Alwaght- A Somali blamed the United States and Germany for their roles in the drone killing of his father, whom he says was an innocent man caught up in an attack in Somalia.
"CD," as the man is called in court documents, said his father, a camel herder called "AB," died in a drone bombing in southern Somalia in February 2012, according to the Guardian newspaper published in London.
In a criminal case being heard in the German town of Zweibruecken , he says his father was killed amid the hunt for Mohamed Sakr, a former British citizen and suspected member of the Somalia-based terrorist group Al-Shabaab.

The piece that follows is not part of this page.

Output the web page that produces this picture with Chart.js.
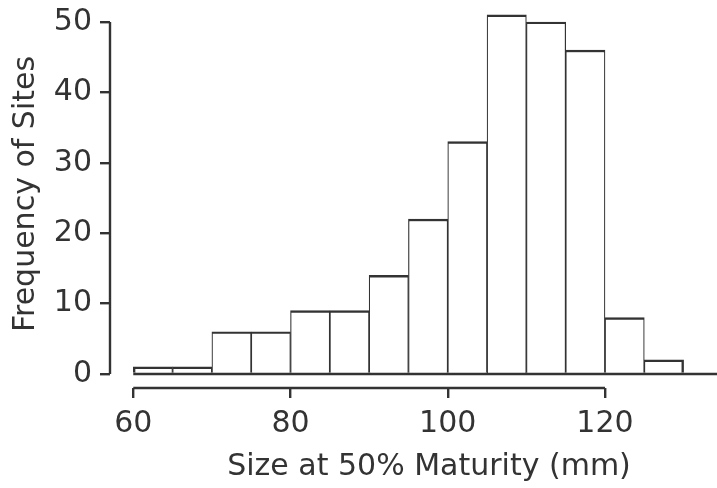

His attorneys say in addition to US culpability for the death of CD's father, Germany “plays an indispensable role in secret drone killings in Somalia” given it hosts military bases that are involved in US drone operations that end in “unlawful covert killing” and exceed the international definition of a war zone.
In June this year US President Barack Obama was also sued by families of two Yemeni men, Salem bin Ali Jaber and Waleed bin Ali Jaber, who were killed in a drone strike in 2012.
The families lodged a wrongful death lawsuit against the Obama administration for the August 2012 incident that “violated the laws of war and norms of customary international law.”
The strike “provide[s] a case study of the failures of the drone war,” read the 41-page complaint filed with the US District Court for the District of Columbia.
The lawsuit names Obama, former defense secretary Leon Panetta and former CIA director David Petraeus as people who were behind the attack.
These officials “are responsible not only for innocent deaths, but also for undermining rather than protecting US national security,” the families said.
The US uses drones in an alleged bid to target terrorists in Yemen, Pakistan, Afghanistan, Somalia, and elsewhere. However, local officials and witnesses say the drone strikes mostly kill innocent civilians.